All lines from the beginning of the listing through the line with "- margin.bottom, margin.top]);" are to be copied word for word; the pictures are not.

··········

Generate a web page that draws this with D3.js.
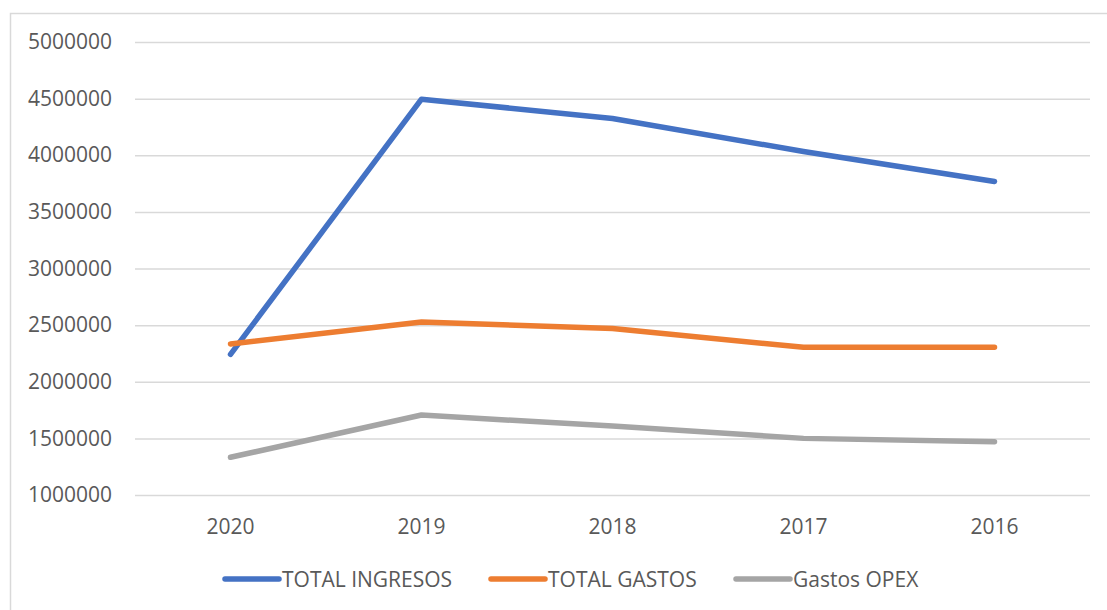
<!DOCTYPE html>
<html>
<head>
<meta charset="utf-8">
<script src="https://cdn.jsdelivr.net/npm/d3@7"></script>
<style>
    body { margin: 0; background: #fff; }
    text { font-family: "Open Sans", "DejaVu Sans", sans-serif; fill: #595959; }
</style>
</head>
<body>
<script>
var years = ["2020", "2019", "2018", "2017", "2016"];
var seriesNames = ["TOTAL INGRESOS", "TOTAL GASTOS", "Gastos OPEX"];
var ingresos = [2242000, 4495000, 4325000, 4033000, 3769000];
var gastos = [2333000, 2527000, 2471000, 2304000, 2304000];
var opex = [1333000, 1706000, 1609000, 1500000, 1470000];
var yTicks = [1000000, 1500000, 2000000, 2500000, 3000000, 3500000, 4000000, 4500000, 5000000];
var colors = ["#4472C4", "#ED7D31", "#A5A5A5"];

var series = [ingresos, gastos, opex];

var w = 1107, h = 610;
var margin = {top: 42, left: 135, right: 17, bottom: 115};

var svg = d3.select("body").append("svg")
    .attr("width", w)
    .attr("height", h);

// chart frame
svg.append("rect")
    .attr("x", 10.5)
    .attr("y", 13.5)
    .attr("width", w)
    .attr("height", h)
    .attr("fill", "none")
    .attr("stroke", "#D9D9D9")
    .attr("stroke-width", 1.5);

var x = d3.scaleBand()
    .domain(years)
    .range([margin.left, w - margin.right]);

var y = d3.scaleLinear()
    .domain([1000000, 5000000])
    .range([h - margin.bottom, margin.top]);

// gridlines + y labels
var yAxis = d3.axisLeft(y)
    .tickValues(yTicks)
    .tickSize(-(w - margin.left - margin.right))
    .tickPadding(23)
    .tickFormat(d3.format("d"));

var gy = svg.append("g")
    .attr("transform", "translate(" + margin.left + ",0)")
    .call(yAxis);
gy.select(".domain").remove();
gy.selectAll(".tick line")
    .attr("stroke", "#D9D9D9")
    .attr("stroke-width", 1.5);
gy.selectAll(".tick text")
    .style("font-size", "21px")
    .attr("fill", "#595959");

// x labels
var xAxis = d3.axisBottom(x).tickSize(0).tickPadding(0);
var gx = svg.append("g")
    .attr("transform", "translate(0," + (h - margin.bottom) + ")")
    .call(xAxis);
gx.select(".domain").remove();
gx.selectAll(".tick text")
    .attr("y", 39)
    .attr("dy", 0)
    .style("font-size", "21px")
    .attr("fill", "#595959");

// lines
var line = d3.line()
    .x(function (d, i) { return x(years[i]) + x.bandwidth() / 2; })
    .y(function (d) { return y(d); });

svg.selectAll(".serie")
    .data(series)
    .enter()
    .append("path")
    .classed("serie", true)
    .attr("d", line)
    .attr("fill", "none")
    .attr("stroke", function (d, i) { return colors[i]; })
    .attr("stroke-width", 5.5)
    .attr("stroke-linecap", "round")
    .attr("stroke-linejoin", "round");

// legend
var legendX = [225, 491, 736];
var legend = svg.selectAll(".legend")
    .data(seriesNames)
    .enter()
    .append("g")
    .classed("legend", true)
    .attr("transform", function (d, i) { return "translate(" + legendX[i] + ",579)"; });

legend.append("line")
    .attr("x1", 0)
    .attr("x2", 54)
    .attr("stroke", function (d, i) { return colors[i]; })
    .attr("stroke-width", 5.5)
    .attr("stroke-linecap", "round");

legend.append("text")
    .attr("x", 57)
    .attr("y", 7.5)
    .style("font-size", "21px")
    .text(function (d) { return d; });
</script>
</body>
</html>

··········

SOLUTION BELOW:
Generate a web page that draws this with D3.js.
<!DOCTYPE html>
<html>
<head>
<meta charset="utf-8">
<script src="https://cdn.jsdelivr.net/npm/d3@7"></script>
<style>
    body { margin: 0; background: #fff; }
    text { font-family: "Open Sans", "DejaVu Sans", sans-serif; fill: #595959; }
</style>
</head>
<body>
<script>
var years = ["2020", "2019", "2018", "2017", "2016"];
var seriesNames = ["TOTAL INGRESOS", "TOTAL GASTOS", "Gastos OPEX"];
var ingresos = [2242000, 4495000, 4325000, 4033000, 3769000];
var gastos = [2333000, 2527000, 2471000, 2304000, 2304000];
var opex = [1333000, 1706000, 1609000, 1500000, 1470000];
var yTicks = [1000000, 1500000, 2000000, 2500000, 3000000, 3500000, 4000000, 4500000, 5000000];
var colors = ["#4472C4", "#ED7D31", "#A5A5A5"];

var series = [ingresos, gastos, opex];

var w = 1107, h = 610;
var margin = {top: 42, left: 135, right: 17, bottom: 115};

var svg = d3.select("body").append("svg")
    .attr("width", w)
    .attr("height", h);

// chart frame
svg.append("rect")
    .attr("x", 10.5)
    .attr("y", 13.5)
    .attr("width", w)
    .attr("height", h)
    .attr("fill", "none")
    .attr("stroke", "#D9D9D9")
    .attr("stroke-width", 1.5);

var x = d3.scaleBand()
    .domain(years)
    .range([margin.left, w - margin.right]);

var y = d3.scaleLinear()
    .domain([1000000, 5000000])
    .range([h - margin.bottom, margin.top]);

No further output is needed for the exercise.